不特法では、運用する不動産の価格について不動産の鑑定評価は必須とはされていませんが、不動産の価格に関する開示事項として、事前に交付する書面に取得価格、その算定方法、不動産鑑定士による鑑定評価の有無の記載が義務付けられています。
・不動産を現物出資する場合
会社に対し資本金を出資する際、金銭による出資ではなく物による出資を行うことがあります。不動産も現物出資の目的とし得る財産です。
現物出資する財産の評価方法は特に規定はないのですが、原則として現物出資する財産の価額を裁判所が選任する検査役に検査してもらわなければなりません。この検査役は裁判所に選任の申し立てをし、検査役が選任されてから検査されるという手間と費用が掛かります。しかし、不動産については、不動産鑑定士の不動産鑑定評価書を添付した弁護士、公認会計士、税理士等の証明を受けた場合には、検査役の検査は不要とされています。
・市街地再開発事業を行う時
「再開発ビル」という言葉を聞いたことがあると思います。古くからの土地の形や権利関係を整理し、その土地の上の建物についても防災面からの改善や権利関係の整理等のために、市街地再開発事業という都市計画によって、元の土地建物の権利を一棟の高層建築物の区分所有権に変換したビルのことです。この事業を行う場合には、元の土地建物の価格、建て替え後の建物の価格について不動産鑑定士による評価が求められます。
このほか、マンション建て替え事業や、土地区画整理事業でも不動産鑑定士による評価が実施されています。
法律による要請はないものの、不動産鑑定評価書を用いることが望ましいもの
・不動産の価格や賃料で争いになりそうな時や争いとなった時
賃貸借等で不動産の価格や賃料の額(価格等)で争いになりそうな場合や、既に争いになってしまった場合には、客観的な価格等を把握することで紛争の解決に向けた話し合いのための資料とすることができます。また、交渉で合意できずに訴訟となった場合には、裁判用の証拠資料として用いられます。
・相続時にもめそうな時、もめた時
相続時の不動産の価格でもめそうな時に、お互いが納得するために客観的な価格を把握するために不動産鑑定が求められることがあります。
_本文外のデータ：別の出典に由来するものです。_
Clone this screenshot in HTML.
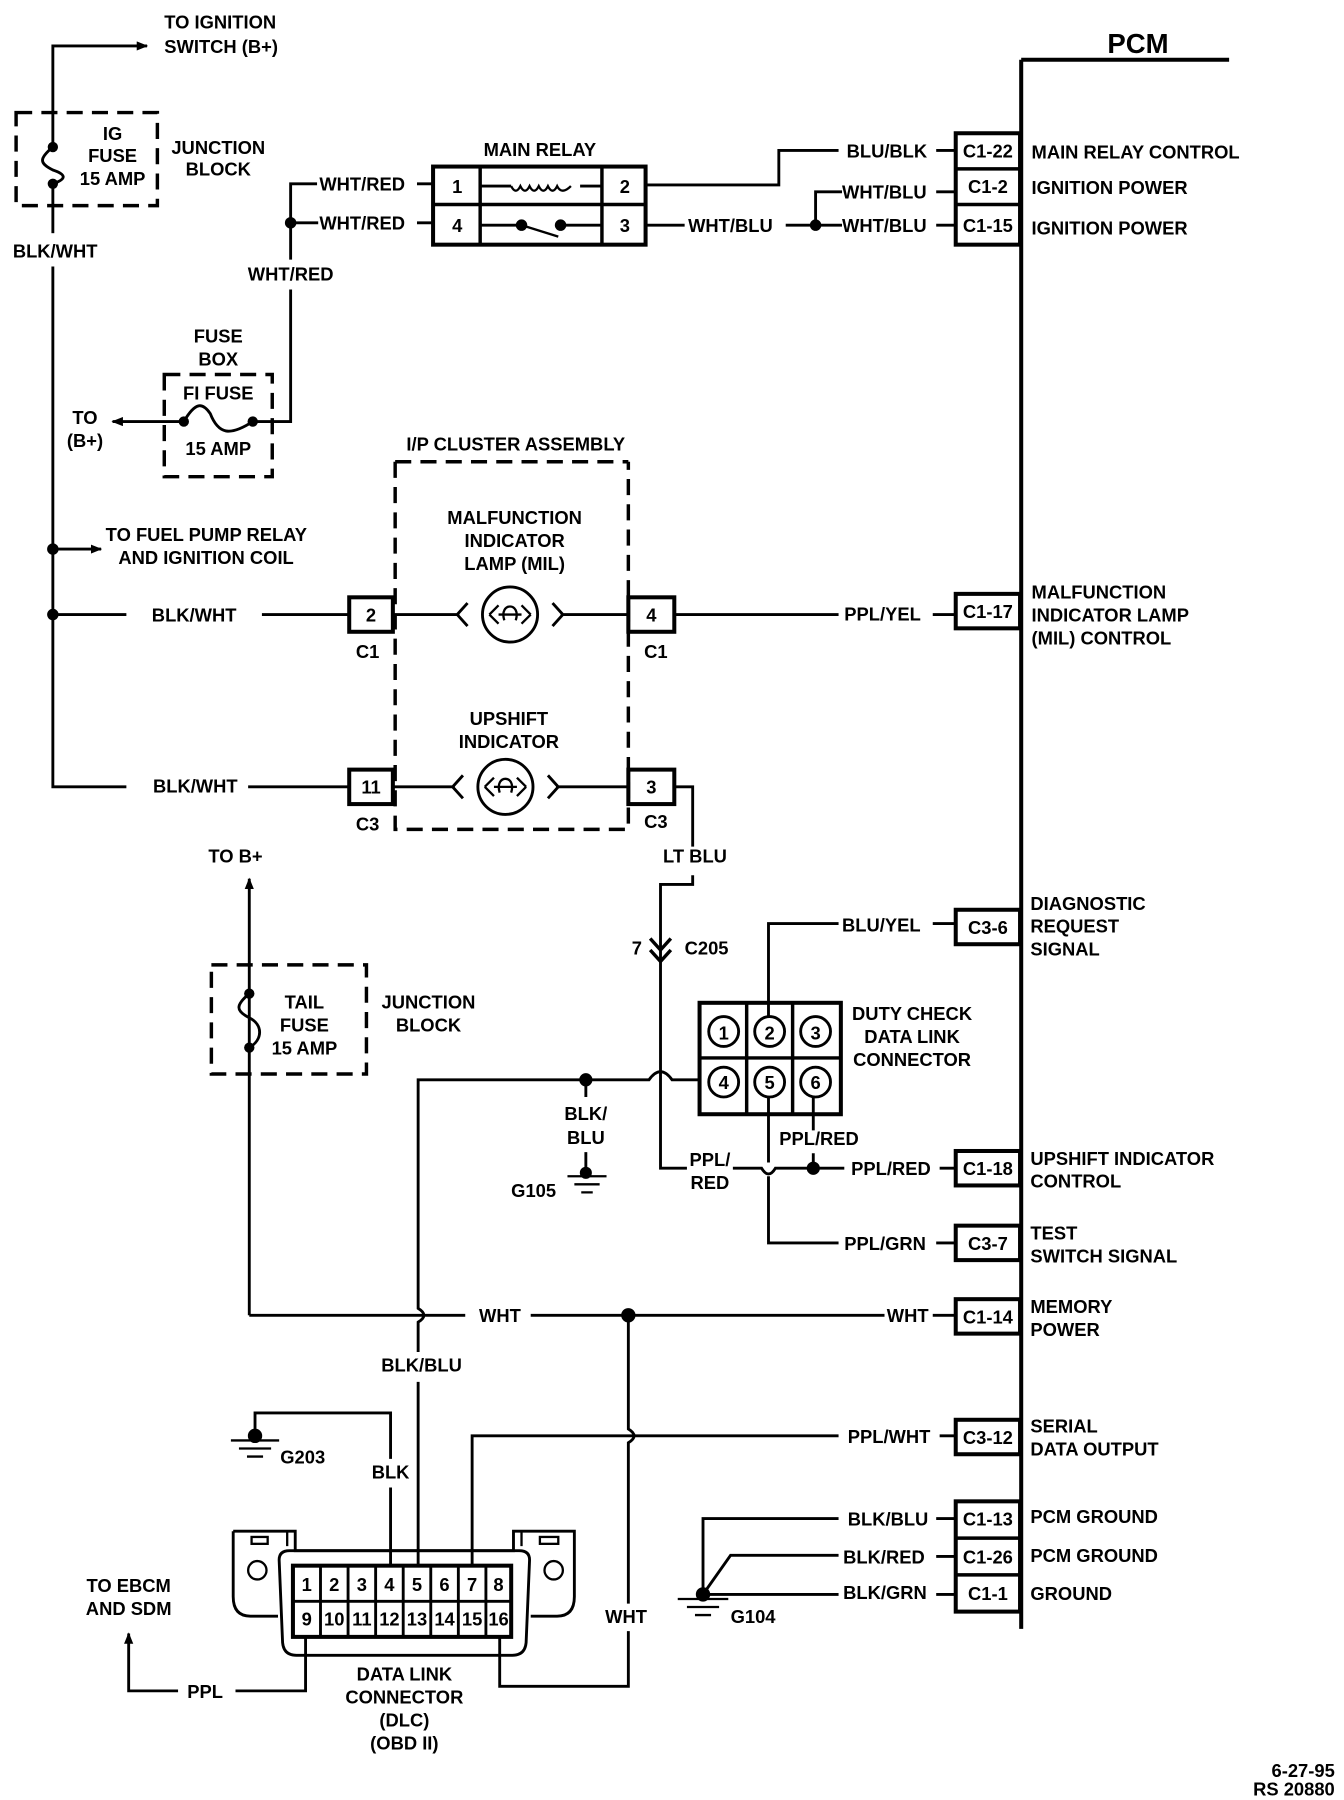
<!DOCTYPE html>
<html><head><meta charset="utf-8"><style>html,body{margin:0;padding:0;background:#fff}svg{display:block}text{font-family:"Liberation Sans",Arial,sans-serif;font-weight:bold;font-size:16px;fill:#000}</style></head><body>
<svg width="1344" height="1800" viewBox="0 0 1170 1567" xmlns="http://www.w3.org/2000/svg">
<defs><marker id="ar" markerWidth="10" markerHeight="8" refX="9" refY="4" orient="auto" markerUnits="userSpaceOnUse"><path d="M0,0 L10,4 L0,8 Z" fill="#000"/></marker></defs>
<g stroke="#000" stroke-width="2.5" fill="none">
<path d="M46,128 V40 H128" marker-end="url(#ar)"/>
<path d="M46,160 V203"/><path d="M46,232 V685 H110"/>
<path d="M46,478 H88" marker-end="url(#ar)"/>
<path d="M46,535 H110"/><path d="M228,535 H304"/><path d="M216,685 H304"/>
<path d="M46,128 C34,138 34,142 46,148 C58,152 58,156 46,160"/>
<rect x="14" y="98" width="123" height="81" stroke-dasharray="14,8" stroke-width="3"/>
<rect x="143" y="326" width="94" height="89" stroke-dasharray="14,8" stroke-width="3"/>
<path d="M160,367 C170,350 176,350 183,360 C190,378 200,380 220,367"/>
<path d="M160,367 H98" marker-end="url(#ar)"/>
<path d="M220,367 H253 V252"/><path d="M253,226 V160 H276"/>
<path d="M253,194 H277"/><path d="M363,160 H377"/><path d="M363,194 H377"/>
<rect x="377" y="145" width="185" height="68" stroke-width="3.5"/>
<path d="M418,146 V212 M524,146 V212 M378,178 H561" stroke-width="3"/>
<path d="M418,162 H445 M505,162 H524"/>
<path d="M445,162 q4,8 8,0 q4,8 8,0 q4,8 8,0 q4,8 8,0 q4,8 8,0 q4,8 12,0" stroke-width="2"/>
<path d="M418,196 H452 M488,196 H524"/>
<path d="M454,196 L486,206" stroke-width="2"/>
<path d="M562,161 H678 V131 H730"/>
<path d="M815,131 H832"/>
<path d="M562,196 H596"/><path d="M684,196 H733 M710,196 V167 H733"/>
<path d="M815,167 H832 M815,196 H832"/>
<rect x="832" y="116" width="56" height="97" stroke-width="3.5"/>
<path d="M833,147 H888 M833,178 H888" stroke-width="3"/>
<path d="M889,52 H1070 M889,52 V1418" stroke-width="3.5"/>
<path d="M344,402 H547 M344,402 V722 H547 V402" stroke-dasharray="14,8" stroke-width="3"/>
<rect x="304" y="520" width="38" height="30" stroke-width="3.5"/>
<rect x="547" y="520" width="40" height="30" stroke-width="3.5"/>
<rect x="304" y="670" width="38" height="30" stroke-width="3.5"/>
<rect x="547" y="670" width="40" height="30" stroke-width="3.5"/>
<circle cx="444" cy="535" r="24"/><circle cx="440" cy="685" r="24"/>
<path d="M342,535 H400 M488,535 H547 M407,525 L398,535 L407,545 M481,525 L490,535 L481,545"/>
<path d="M342,685 H396 M484,685 H547 M403,675 L394,685 L403,695 M477,675 L486,685 L477,695"/>
<path d="M426,535 l8,-8 M426,535 l8,8 M462,535 l-8,-8 M462,535 l-8,8 M434,535 H454 M439,540 C434,524 454,524 449,540" stroke-width="2"/>
<path d="M422,685 l8,-8 M422,685 l8,8 M458,685 l-8,-8 M458,685 l-8,8 M430,685 H450 M435,690 C430,674 450,674 445,690" stroke-width="2"/>
<path d="M587,535 H730 M812,535 H832"/>
<rect x="832" y="517" width="56" height="30" stroke-width="3.5"/>
<path d="M587,685 H603 V737 M603,762 V770 H575 V1017 H598"/>
<path d="M566,817 L575,827 L584,817 M566,827 L575,837 L584,827" stroke-width="3"/>
<path d="M638,1017 H663 q6,10 12,0 H735 M818,1017 H832"/>
<circle cx="708" cy="1017" r="4.5" fill="#000"/>
<rect x="832" y="1002" width="56" height="30" stroke-width="3.5"/>
<rect x="609" y="873" width="123" height="97" stroke-width="3.5"/>
<path d="M650,874 V969 M690,874 V969 M610,921 H731" stroke-width="3"/>
<circle cx="630" cy="898" r="13"/><circle cx="670" cy="898" r="13"/><circle cx="710" cy="898" r="13"/>
<circle cx="630" cy="942" r="13"/><circle cx="670" cy="942" r="13"/><circle cx="710" cy="942" r="13"/>
<path d="M669,885 V804 H730 M812,804 H832"/>
<rect x="832" y="792" width="56" height="30" stroke-width="3.5"/>
<path d="M708,955 V984 M708,1004 V1017"/>
<path d="M669,955 V1012 M669,1024 V1082 H730 M815,1082 H832"/>
<rect x="832" y="1067" width="56" height="30" stroke-width="3.5"/>
<path d="M609,940 H585 q-10,-14 -20,0 H364 V1139 q10,6 0,12 V1177 M364,1203 V1363"/>
<circle cx="510" cy="940" r="4.5" fill="#000"/>
<path d="M510,940 V955 M510,1003 V1020"/>
<circle cx="510" cy="1021" r="4" fill="#000"/>
<path d="M494,1024 H528 M500,1031 H522 M506,1038 H516" stroke-width="2"/>
<rect x="184" y="840" width="135" height="95" stroke-dasharray="14,8" stroke-width="3"/>
<path d="M217,865 C205,875 205,880 217,886 C229,892 229,905 217,912"/>
<path d="M217,1145 V765" marker-end="url(#ar)"/>
<path d="M217,1145 H405 M462,1145 H770 M812,1145 H832"/>
<circle cx="547" cy="1145" r="5" fill="#000"/>
<rect x="832" y="1131" width="56" height="30" stroke-width="3.5"/>
<path d="M547,1145 V1244 q10,6 0,12 V1396 M547,1420 V1468 H435 V1425"/>
<path d="M411,1363 V1250 H730 M818,1250 H832"/>
<rect x="832" y="1236" width="56" height="30" stroke-width="3.5"/>
<path d="M222,1250 V1230 H340 V1270 M340,1295 V1363"/>
<circle cx="222" cy="1250" r="5" fill="#000"/>
<path d="M201,1254 H243 M208,1261 H236 M215,1268 H229" stroke-width="2"/>
<!-- DLC -->
<path d="M203,1333 H257 V1350 H447 V1333 H500 V1390 Q500,1407 485,1407 H462 M203,1333 V1390 Q203,1407 218,1407 H242"/>
<path d="M243,1358 Q243,1350 252,1350 H452 Q461,1350 461,1358 L458,1430 Q457,1441 446,1441 H258 Q247,1441 246,1430 Z"/>
<path d="M250,1334 V1346 M454,1334 V1346" stroke-width="2"/>
<circle cx="224" cy="1367" r="8" stroke-width="2"/><circle cx="482" cy="1367" r="8" stroke-width="2"/>
<rect x="219" y="1338" width="14" height="6" stroke-width="2"/><rect x="470" y="1338" width="16" height="6" stroke-width="2"/>
<rect x="255" y="1363" width="190" height="62" stroke-width="3.5"/>
<path d="M279,1364 V1424 M303,1364 V1424 M327,1364 V1424 M351,1364 V1424 M375,1364 V1424 M399,1364 V1424 M423,1364 V1424 M256,1394 H444" stroke-width="2.5"/>
<path d="M266,1425 V1472 H205 M155,1472 H112 V1422" marker-end="url(#ar)"/>
<path d="M612,1388 V1322 H730 M612,1388 L636,1354 H730 M612,1388 H730 M815,1322 H832 M815,1355 H832 M815,1388 H832"/>
<circle cx="612" cy="1388" r="5" fill="#000"/>
<path d="M590,1392 H634 M598,1399 H626 M605,1406 H619" stroke-width="2"/>
<rect x="832" y="1307" width="56" height="96" stroke-width="3.5"/>
<path d="M833,1339 H888 M833,1371 H888" stroke-width="3"/>
</g>
<g>
<circle cx="46" cy="128" r="4.5"/><circle cx="46" cy="160" r="4.5"/>
<circle cx="46" cy="478" r="5"/><circle cx="46" cy="535" r="5"/>
<circle cx="253" cy="194" r="5"/><circle cx="710" cy="196" r="5"/>
<circle cx="160" cy="367" r="4.5"/><circle cx="220" cy="367" r="4.5"/>
<circle cx="454" cy="196" r="5"/><circle cx="488" cy="196" r="5"/>
<circle cx="217" cy="865" r="4.5"/><circle cx="217" cy="912" r="4.5"/>
</g>
<text x="143" y="25">TO IGNITION</text><text x="143" y="46">SWITCH (B+)</text>
<g text-anchor="middle">
<text x="98" y="122">IG</text><text x="98" y="141">FUSE</text><text x="98" y="161">15 AMP</text>
<text x="190" y="134">JUNCTION</text><text x="190" y="153">BLOCK</text>
<text x="48" y="224">BLK/WHT</text>
<text x="253" y="244">WHT/RED</text>
<text x="190" y="298">FUSE</text><text x="190" y="318">BOX</text>
<text x="190" y="348">FI FUSE</text><text x="190" y="396">15 AMP</text>
<text x="74" y="369">TO</text><text x="74" y="389">(B+)</text>
<text x="470" y="136">MAIN RELAY</text>
<text x="398" y="168">1</text><text x="398" y="202">4</text><text x="544" y="168">2</text><text x="544" y="202">3</text>
<text x="449" y="392">I/P CLUSTER ASSEMBLY</text>
<text x="448" y="456">MALFUNCTION</text><text x="448" y="476">INDICATOR</text><text x="448" y="496">LAMP (MIL)</text>
<text x="443" y="631">UPSHIFT</text><text x="443" y="651">INDICATOR</text>
<text x="323" y="541">2</text><text x="567" y="541">4</text><text x="323" y="691">11</text><text x="567" y="691">3</text>
<text x="320" y="573">C1</text><text x="571" y="573">C1</text><text x="320" y="723">C3</text><text x="571" y="721">C3</text>
<text x="169" y="541">BLK/WHT</text><text x="170" y="690">BLK/WHT</text>
<text x="605" y="751">LT BLU</text>
<text x="618" y="1015">PPL/</text><text x="618" y="1035">RED</text>
<text x="713" y="997">PPL/RED</text>
<text x="510" y="975">BLK/</text><text x="510" y="996">BLU</text>
<text x="205" y="751">TO B+</text>
<text x="265" y="878">TAIL</text><text x="265" y="898">FUSE</text><text x="265" y="918">15 AMP</text>
<text x="373" y="878">JUNCTION</text><text x="373" y="898">BLOCK</text>
<text x="367" y="1194">BLK/BLU</text>
<text x="340" y="1287">BLK</text>
<text x="545" y="1413">WHT</text>
<text x="112" y="1386">TO EBCM</text><text x="112" y="1406">AND SDM</text>
<text x="352" y="1463">DATA LINK</text><text x="352" y="1483">CONNECTOR</text><text x="352" y="1503">(DLC)</text><text x="352" y="1523">(OBD II)</text>
<text x="630" y="905">1</text><text x="670" y="905">2</text><text x="710" y="905">3</text>
<text x="630" y="948">4</text><text x="670" y="948">5</text><text x="710" y="948">6</text>
<text x="794" y="888">DUTY CHECK</text><text x="794" y="908">DATA LINK</text><text x="794" y="928">CONNECTOR</text>
<text x="860" y="137">C1-22</text><text x="860" y="168">C1-2</text><text x="860" y="202">C1-15</text>
<text x="860" y="538">C1-17</text><text x="860" y="813">C3-6</text><text x="860" y="1023">C1-18</text>
<text x="860" y="1088">C3-7</text><text x="860" y="1152">C1-14</text><text x="860" y="1257">C3-12</text>
<text x="860" y="1328">C1-13</text><text x="860" y="1361">C1-26</text><text x="860" y="1393">C1-1</text>
</g>
<g text-anchor="middle" style="font-size:13px">
<text x="267" y="1385">1</text><text x="291" y="1385">2</text><text x="315" y="1385">3</text><text x="339" y="1385">4</text><text x="363" y="1385">5</text><text x="387" y="1385">6</text><text x="411" y="1385">7</text><text x="434" y="1385">8</text>
<text x="267" y="1415">9</text><text x="291" y="1415">10</text><text x="315" y="1415">11</text><text x="339" y="1415">12</text><text x="363" y="1415">13</text><text x="387" y="1415">14</text><text x="411" y="1415">15</text><text x="434" y="1415">16</text>
</g>
<text x="278" y="166">WHT/RED</text><text x="278" y="200">WHT/RED</text>
<text x="599" y="202">WHT/BLU</text>
<text x="737" y="137">BLU/BLK</text><text x="733" y="173">WHT/BLU</text><text x="733" y="202">WHT/BLU</text>
<text x="92" y="471">TO FUEL PUMP RELAY</text><text x="103" y="491">AND IGNITION COIL</text>
<text x="735" y="540">PPL/YEL</text>
<text x="550" y="831">7</text><text x="596" y="831">C205</text>
<text x="733" y="811">BLU/YEL</text>
<text x="741" y="1023">PPL/RED</text>
<text x="735" y="1088">PPL/GRN</text>
<text x="445" y="1042">G105</text>
<text x="417" y="1151">WHT</text><text x="772" y="1151">WHT</text>
<text x="738" y="1256">PPL/WHT</text>
<text x="244" y="1274">G203</text>
<text x="163" y="1478">PPL</text>
<text x="738" y="1328">BLK/BLU</text><text x="734" y="1361">BLK/RED</text><text x="734" y="1392">BLK/GRN</text>
<text x="636" y="1413">G104</text>
<text x="964" y="46" style="font-size:24px">PCM</text>
<text x="898" y="138">MAIN RELAY CONTROL</text><text x="898" y="169">IGNITION POWER</text><text x="898" y="204">IGNITION POWER</text>
<text x="898" y="521">MALFUNCTION</text><text x="898" y="541">INDICATOR LAMP</text><text x="898" y="561">(MIL) CONTROL</text>
<text x="897" y="792">DIAGNOSTIC</text><text x="897" y="812">REQUEST</text><text x="897" y="832">SIGNAL</text>
<text x="897" y="1014">UPSHIFT INDICATOR</text><text x="897" y="1034">CONTROL</text>
<text x="897" y="1079">TEST</text><text x="897" y="1099">SWITCH SIGNAL</text>
<text x="897" y="1143">MEMORY</text><text x="897" y="1163">POWER</text>
<text x="897" y="1247">SERIAL</text><text x="897" y="1267">DATA OUTPUT</text>
<text x="897" y="1326">PCM GROUND</text><text x="897" y="1360">PCM GROUND</text><text x="897" y="1393">GROUND</text>
<text x="1162" y="1547" text-anchor="end">6-27-95</text><text x="1162" y="1563" text-anchor="end">RS 20880</text>
</svg>
</body></html>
・親族間で不動産を売買する時や法人と法人関係者間で不動産を売買する時
契約自由の原則はありますが、親族間や法人と法人の代表者の間で不動産を売買する際、市場価値と乖離した低廉な額で取引してしまうと、市場価値との乖離部分について税務当局から贈与としてみなされて贈与税が課税されることがあります。しかし、不動産鑑定士による鑑定評価による価額で売買することで適正な取引価格での売買であると判断されます。